**Exercise input**

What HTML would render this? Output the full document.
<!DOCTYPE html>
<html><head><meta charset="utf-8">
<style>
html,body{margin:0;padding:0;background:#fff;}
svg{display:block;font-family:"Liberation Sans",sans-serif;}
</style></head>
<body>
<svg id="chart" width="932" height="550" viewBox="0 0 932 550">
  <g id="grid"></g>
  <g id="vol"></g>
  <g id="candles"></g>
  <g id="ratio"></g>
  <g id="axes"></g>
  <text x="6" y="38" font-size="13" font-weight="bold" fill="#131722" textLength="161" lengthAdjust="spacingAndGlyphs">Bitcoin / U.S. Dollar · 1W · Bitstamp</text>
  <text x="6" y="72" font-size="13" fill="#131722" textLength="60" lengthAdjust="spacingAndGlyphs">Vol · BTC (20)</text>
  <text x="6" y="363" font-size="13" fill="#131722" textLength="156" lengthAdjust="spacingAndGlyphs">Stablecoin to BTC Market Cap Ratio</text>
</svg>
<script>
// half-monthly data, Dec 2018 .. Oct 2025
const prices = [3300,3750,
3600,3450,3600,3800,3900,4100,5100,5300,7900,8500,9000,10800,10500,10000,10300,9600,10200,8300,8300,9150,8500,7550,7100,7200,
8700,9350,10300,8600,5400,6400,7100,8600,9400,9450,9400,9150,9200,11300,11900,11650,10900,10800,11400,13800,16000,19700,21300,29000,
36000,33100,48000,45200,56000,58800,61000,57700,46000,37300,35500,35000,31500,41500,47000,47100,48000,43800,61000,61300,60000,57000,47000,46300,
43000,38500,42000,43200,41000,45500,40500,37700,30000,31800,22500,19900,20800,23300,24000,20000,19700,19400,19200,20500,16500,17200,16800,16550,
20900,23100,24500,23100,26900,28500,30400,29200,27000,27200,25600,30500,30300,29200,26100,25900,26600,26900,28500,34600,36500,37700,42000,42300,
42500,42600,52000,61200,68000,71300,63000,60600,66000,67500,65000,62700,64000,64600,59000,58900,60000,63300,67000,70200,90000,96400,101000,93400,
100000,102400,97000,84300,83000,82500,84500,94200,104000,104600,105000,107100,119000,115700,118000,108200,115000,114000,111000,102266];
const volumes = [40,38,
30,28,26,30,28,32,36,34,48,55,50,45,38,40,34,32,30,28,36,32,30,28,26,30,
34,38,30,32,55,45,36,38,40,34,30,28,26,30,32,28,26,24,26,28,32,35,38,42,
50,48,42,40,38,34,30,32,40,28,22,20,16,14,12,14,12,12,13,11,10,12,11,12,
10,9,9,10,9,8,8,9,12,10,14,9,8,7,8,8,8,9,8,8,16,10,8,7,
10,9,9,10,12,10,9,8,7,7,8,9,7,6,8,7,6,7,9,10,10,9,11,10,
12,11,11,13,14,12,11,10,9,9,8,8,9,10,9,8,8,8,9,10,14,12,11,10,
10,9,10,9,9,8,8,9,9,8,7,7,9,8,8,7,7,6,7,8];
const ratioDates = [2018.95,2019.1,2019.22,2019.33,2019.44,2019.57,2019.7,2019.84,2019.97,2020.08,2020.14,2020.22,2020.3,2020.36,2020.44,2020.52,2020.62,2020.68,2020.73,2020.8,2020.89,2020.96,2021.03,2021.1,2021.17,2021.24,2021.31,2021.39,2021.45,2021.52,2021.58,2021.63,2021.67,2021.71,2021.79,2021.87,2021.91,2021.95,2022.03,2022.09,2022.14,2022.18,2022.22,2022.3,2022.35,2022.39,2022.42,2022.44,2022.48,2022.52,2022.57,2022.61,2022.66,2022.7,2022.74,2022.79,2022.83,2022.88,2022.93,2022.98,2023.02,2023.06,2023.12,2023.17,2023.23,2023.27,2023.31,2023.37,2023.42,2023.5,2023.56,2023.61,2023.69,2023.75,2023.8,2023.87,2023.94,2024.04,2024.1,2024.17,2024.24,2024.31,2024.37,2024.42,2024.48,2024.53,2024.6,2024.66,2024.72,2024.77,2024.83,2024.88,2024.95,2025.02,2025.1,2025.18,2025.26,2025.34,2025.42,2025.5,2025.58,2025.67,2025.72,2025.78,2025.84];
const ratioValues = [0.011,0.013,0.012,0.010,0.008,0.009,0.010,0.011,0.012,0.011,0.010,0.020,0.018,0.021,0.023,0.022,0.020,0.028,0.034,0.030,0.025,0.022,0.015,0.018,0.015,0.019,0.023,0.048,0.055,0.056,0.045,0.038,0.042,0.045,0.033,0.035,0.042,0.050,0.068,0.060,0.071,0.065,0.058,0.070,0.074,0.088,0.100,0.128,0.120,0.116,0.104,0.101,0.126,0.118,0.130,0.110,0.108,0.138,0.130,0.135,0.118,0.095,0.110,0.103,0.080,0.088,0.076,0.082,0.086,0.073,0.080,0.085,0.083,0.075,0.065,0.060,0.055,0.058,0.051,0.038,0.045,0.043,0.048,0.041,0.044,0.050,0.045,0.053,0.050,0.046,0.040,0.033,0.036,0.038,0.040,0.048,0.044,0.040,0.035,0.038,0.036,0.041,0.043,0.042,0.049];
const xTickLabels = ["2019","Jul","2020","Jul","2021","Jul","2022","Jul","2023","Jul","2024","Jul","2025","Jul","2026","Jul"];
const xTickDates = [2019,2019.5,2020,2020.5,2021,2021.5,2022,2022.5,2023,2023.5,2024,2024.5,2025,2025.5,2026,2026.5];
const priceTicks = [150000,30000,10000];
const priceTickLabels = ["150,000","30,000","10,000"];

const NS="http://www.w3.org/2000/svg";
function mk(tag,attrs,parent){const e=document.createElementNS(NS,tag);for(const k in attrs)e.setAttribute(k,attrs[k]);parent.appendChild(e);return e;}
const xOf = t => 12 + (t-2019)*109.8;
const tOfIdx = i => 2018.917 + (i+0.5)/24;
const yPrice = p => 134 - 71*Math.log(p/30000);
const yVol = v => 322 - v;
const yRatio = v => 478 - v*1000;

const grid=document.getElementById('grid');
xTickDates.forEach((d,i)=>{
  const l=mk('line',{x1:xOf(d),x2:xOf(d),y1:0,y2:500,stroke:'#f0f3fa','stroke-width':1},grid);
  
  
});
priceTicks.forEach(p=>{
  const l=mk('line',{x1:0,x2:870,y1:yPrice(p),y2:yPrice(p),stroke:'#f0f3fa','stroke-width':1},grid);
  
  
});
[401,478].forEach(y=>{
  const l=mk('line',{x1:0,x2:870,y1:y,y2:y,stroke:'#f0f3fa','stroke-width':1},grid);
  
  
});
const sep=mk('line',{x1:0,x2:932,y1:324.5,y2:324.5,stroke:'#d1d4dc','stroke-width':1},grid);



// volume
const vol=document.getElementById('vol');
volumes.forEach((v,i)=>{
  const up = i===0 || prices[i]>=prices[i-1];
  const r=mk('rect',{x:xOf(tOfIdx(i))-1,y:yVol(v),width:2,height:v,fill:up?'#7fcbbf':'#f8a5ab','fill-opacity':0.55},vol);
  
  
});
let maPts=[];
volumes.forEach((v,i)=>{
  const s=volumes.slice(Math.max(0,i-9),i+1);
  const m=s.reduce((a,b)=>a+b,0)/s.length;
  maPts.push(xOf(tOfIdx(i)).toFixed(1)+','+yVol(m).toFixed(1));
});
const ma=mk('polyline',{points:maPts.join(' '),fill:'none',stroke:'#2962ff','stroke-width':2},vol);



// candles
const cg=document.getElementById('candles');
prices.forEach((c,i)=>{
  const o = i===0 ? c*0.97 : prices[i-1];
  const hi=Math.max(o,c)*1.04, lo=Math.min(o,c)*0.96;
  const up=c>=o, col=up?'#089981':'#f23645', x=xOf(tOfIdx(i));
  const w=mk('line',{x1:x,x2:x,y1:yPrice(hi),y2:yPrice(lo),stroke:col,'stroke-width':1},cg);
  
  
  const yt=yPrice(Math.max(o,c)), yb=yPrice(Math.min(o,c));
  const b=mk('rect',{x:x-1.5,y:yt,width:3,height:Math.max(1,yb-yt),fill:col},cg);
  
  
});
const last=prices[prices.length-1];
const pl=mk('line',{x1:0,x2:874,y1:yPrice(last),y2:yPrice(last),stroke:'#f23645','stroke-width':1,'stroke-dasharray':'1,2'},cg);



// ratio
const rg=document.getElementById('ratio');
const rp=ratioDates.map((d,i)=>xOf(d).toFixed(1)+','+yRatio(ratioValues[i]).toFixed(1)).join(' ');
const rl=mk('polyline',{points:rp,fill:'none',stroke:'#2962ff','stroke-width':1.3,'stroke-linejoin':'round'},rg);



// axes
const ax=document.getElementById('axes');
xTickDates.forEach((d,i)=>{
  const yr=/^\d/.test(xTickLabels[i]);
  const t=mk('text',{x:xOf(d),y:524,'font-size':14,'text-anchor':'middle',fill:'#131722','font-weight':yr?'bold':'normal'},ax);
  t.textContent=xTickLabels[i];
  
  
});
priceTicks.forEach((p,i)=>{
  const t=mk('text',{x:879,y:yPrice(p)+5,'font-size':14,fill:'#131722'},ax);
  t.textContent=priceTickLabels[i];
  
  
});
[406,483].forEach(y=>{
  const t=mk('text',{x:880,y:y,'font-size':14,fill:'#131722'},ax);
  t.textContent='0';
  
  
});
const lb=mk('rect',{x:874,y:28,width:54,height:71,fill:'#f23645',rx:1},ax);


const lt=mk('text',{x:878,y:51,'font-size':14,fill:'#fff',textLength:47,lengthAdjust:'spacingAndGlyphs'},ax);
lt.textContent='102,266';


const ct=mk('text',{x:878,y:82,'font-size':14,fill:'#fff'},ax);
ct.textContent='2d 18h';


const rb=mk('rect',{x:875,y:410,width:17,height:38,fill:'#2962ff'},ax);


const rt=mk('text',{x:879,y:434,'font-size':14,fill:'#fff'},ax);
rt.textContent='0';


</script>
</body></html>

---

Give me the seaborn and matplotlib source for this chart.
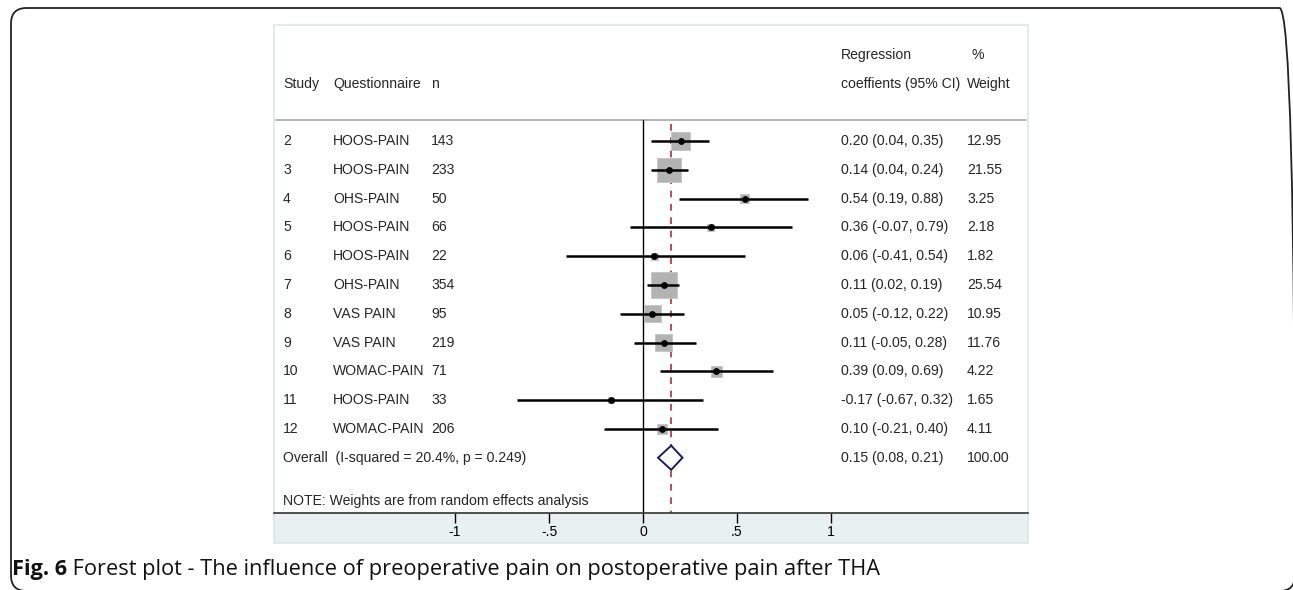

**What is asked**
Track down all lines above with the string "document" and copy them.

**Task answer**
What HTML would render this? Output the full document.
function mk(tag,attrs,parent){const e=document.createElementNS(NS,tag);for(const k in attrs)e.setAttribute(k,attrs[k]);parent.appendChild(e);return e;}
const grid=document.getElementById('grid');
const vol=document.getElementById('vol');
const cg=document.getElementById('candles');
const rg=document.getElementById('ratio');
const ax=document.getElementById('axes');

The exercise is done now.